== Records shown
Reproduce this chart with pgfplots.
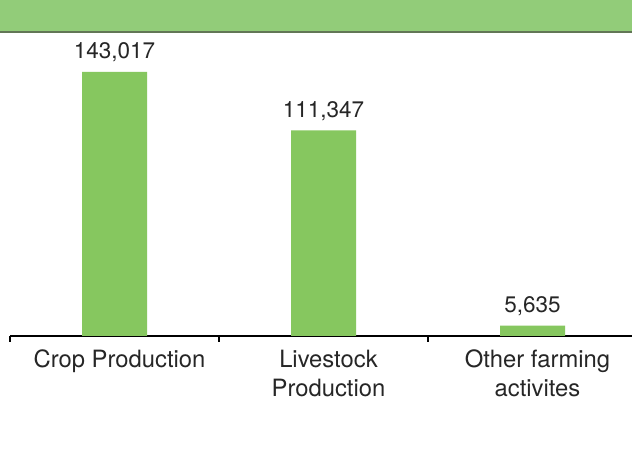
\documentclass[border=0pt]{standalone}
\usepackage{pgfplots}
\pgfplotsset{compat=1.18}
\usepackage{fontspec}
\setmainfont{TeX Gyre Heros}
\definecolor{bargreen}{RGB}{134,199,95}
\definecolor{bandgreen}{RGB}{146,204,121}
\definecolor{bandline}{RGB}{98,118,86}
\begin{document}
\begin{tikzpicture}[x=1bp,y=1bp]
\useasboundingbox (0,0) rectangle (632,450);
\clip (0,0) rectangle (632,450);
\fill[white] (0,0) rectangle (632,450);
\fill[bandgreen] (0,418) rectangle (632,450);
\draw[bandline, line width=1.8bp] (-5,418) -- (640,418);
\begin{axis}[
  at={(10bp,114bp)}, anchor=south west,
  scale only axis, width=627bp, height=295.35bp,
  xmin=-0.5, xmax=2.5, ymin=0, ymax=160000,
  axis x line*=bottom, axis y line=none,
  axis line style={black, line width=1.3bp},
  ybar, bar width=65bp, clip=false,
  xtick={0,1,2},
  xticklabels={Crop Production, Livestock\\Production, Other farming\\activites},
  xticklabel style={font=\fontsize{23.8bp}{28.5bp}\selectfont, align=center, anchor=north, inner sep=0pt, yshift=-14bp, xshift=5bp, text=black!85},
  major tick length=0pt,
  extra x ticks={-0.5,0.5,1.5,2.5},
  extra x tick labels={},
  extra x tick style={major tick length=6bp, tick align=outside, tick style={black, line width=1.2bp}},
  nodes near coords={\pgfmathprintnumber[fixed, precision=0, 1000 sep={,}, assume math mode=true]{\pgfplotspointmeta}},
  nodes near coords style={anchor=base, yshift=13bp, inner sep=0pt, font=\fontsize{22.5bp}{27bp}\selectfont, text=black!85},
]
\addplot[fill=bargreen, draw=none] coordinates {(0,143017) (1,111347) (2,5635)};
\end{axis}
\end{tikzpicture}
\end{document}
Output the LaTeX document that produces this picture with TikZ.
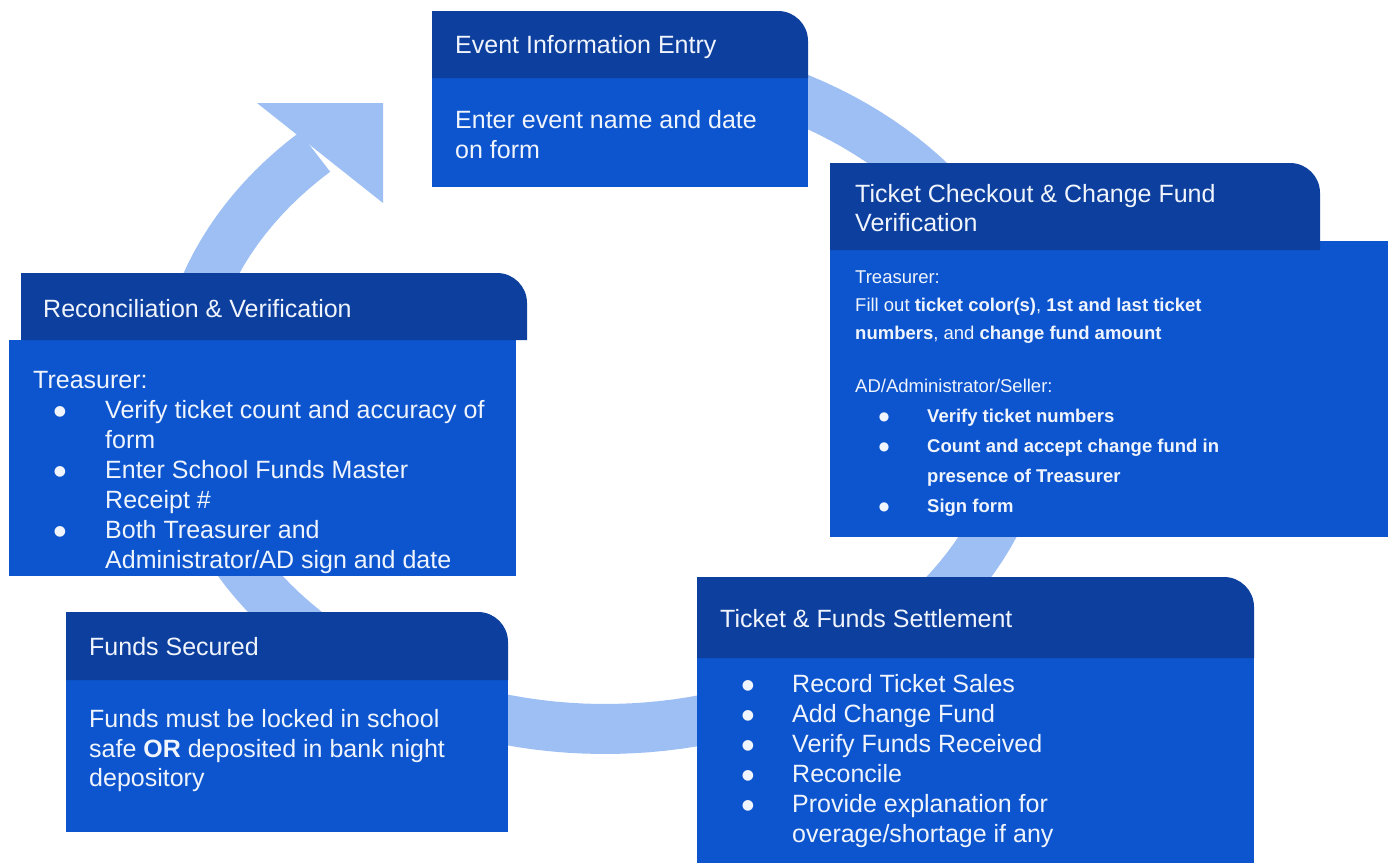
\documentclass[tikz,border=0pt]{standalone}
\usepackage{fontspec}
\setmainfont{Liberation Sans}
\newfontfamily\symfont{DejaVu Sans}
\definecolor{hdrc}{HTML}{0C3F9E}
\definecolor{bodyc}{HTML}{0C55CE}
\definecolor{ringc}{HTML}{9EBFF4}
\definecolor{txtc}{HTML}{F0F4FC}
\newcommand{\hdrshape}[4]{\fill[hdrc] (#1,#4) -- (#1,#2) -- ({#3-30},#2) .. controls ({#3-13.43},#2) and (#3,{#2+13.43}) .. (#3,{#2+30}) -- (#3,#4) -- cycle;}
\begin{document}
\begin{tikzpicture}[x=1pt,y=-1pt,
  big/.style={anchor=base west, inner sep=0pt, text=txtc, font=\fontsize{25}{30}\selectfont},
  small/.style={anchor=base west, inner sep=0pt, text=txtc, font=\fontsize{18.5}{22}\selectfont},
  bul/.style={anchor=base, inner sep=0pt, text=txtc, font=\symfont\fontsize{14}{16}\selectfont, yshift=3pt},
  sbul/.style={anchor=base, inner sep=0pt, text=txtc, font=\symfont\fontsize{12}{14}\selectfont, yshift=2pt}]
\useasboundingbox (0,0) rectangle (1395,863);
\fill[white] (0,0) rectangle (1395,863);

% ring arrow
\draw[ringc, line width=50pt] plot[domain=-90:226.7, samples=150] ({605+423*cos(\x)},{395+334*sin(\x)});
\fill[ringc] (257,103) -- (383,103) -- (383,203) -- cycle;

% Event Information Entry
\fill[bodyc] (432,78) rectangle (808,187);
\hdrshape{432}{11}{808}{78}
\node[big] (evH) at (455,53) {Event Information Entry};
\node[big] (evB1) at (455,128) {Enter event name and date};
\node[big] (evB2) at (455,158) {on form};

% Ticket Checkout
\fill[bodyc] (830,241) rectangle (1388,537);
\hdrshape{830}{163}{1320}{250}
\node[big] (tcH1) at (855,202) {Ticket Checkout \& Change Fund};
\node[big] (tcH2) at (855,231) {Verification};
\node[small] (tc1) at (855,283) {Treasurer:};
\node[small] (tc2) at (855,311) {Fill out \textbf{ticket color(s)}, \textbf{1st and last ticket}};
\node[small] (tc3) at (855,339) {\textbf{numbers}, and \textbf{change fund amount}};
\node[small] (tc4) at (855,392) {AD/Administrator/Seller:};
\node[sbul] (tcb1) at (884,422) {●};
\node[small] (tc5) at (927,422) {\textbf{Verify ticket numbers}};
\node[sbul] (tcb2) at (884,452) {●};
\node[small] (tc6) at (927,452) {\textbf{Count and accept change fund in}};
\node[small] (tc7) at (927,482) {\textbf{presence of Treasurer}};
\node[sbul] (tcb3) at (884,512) {●};
\node[small] (tc8) at (927,512) {\textbf{Sign form}};

% Reconciliation & Verification
\fill[bodyc] (9,340) rectangle (516,576);
\hdrshape{21}{273}{527}{340}
\node[big] (rcH) at (43,317) {Reconciliation \& Verification};
\node[big] (rc0) at (33,388) {Treasurer:};
\node[bul] (rcb1) at (60,418) {●};
\node[big] (rc1) at (105,418) {Verify ticket count and accuracy of};
\node[big] (rc2) at (105,448) {form};
\node[bul] (rcb2) at (60,478) {●};
\node[big] (rc3) at (105,478) {Enter School Funds Master};
\node[big] (rc4) at (105,508) {Receipt \#};
\node[bul] (rcb3) at (60,538) {●};
\node[big] (rc5) at (105,538) {Both Treasurer and};
\node[big] (rc6) at (105,568) {Administrator/AD sign and date};

% Funds Secured
\fill[bodyc] (66,680) rectangle (508,832);
\hdrshape{66}{612}{508}{680}
\node[big] (fsH) at (89,655) {Funds Secured};
\node[big] (fs1) at (89,727) {Funds must be locked in school};
\node[big] (fs2) at (89,757) {safe \textbf{OR} deposited in bank night};
\node[big] (fs3) at (89,786) {depository};

% Ticket & Funds Settlement
\fill[bodyc] (697,658) rectangle (1254,863);
\hdrshape{697}{577}{1254}{658}
\node[big] (stH) at (720,627) {Ticket \& Funds Settlement};
\node[bul] (stb1) at (748,692) {●};
\node[big] (st1) at (792,692) {Record Ticket Sales};
\node[bul] (stb2) at (748,722) {●};
\node[big] (st2) at (792,722) {Add Change Fund};
\node[bul] (stb3) at (748,752) {●};
\node[big] (st3) at (792,752) {Verify Funds Received};
\node[bul] (stb4) at (748,782) {●};
\node[big] (st4) at (792,782) {Reconcile};
\node[bul] (stb5) at (748,812) {●};
\node[big] (st5) at (792,812) {Provide explanation for};
\node[big] (st6) at (792,842) {overage/shortage if any};
\end{tikzpicture}
\end{document}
====
* _Exercise brief_
Tally the lines of the data that hold the string "this". Answer with the number and nothing more.

* _The answer_
2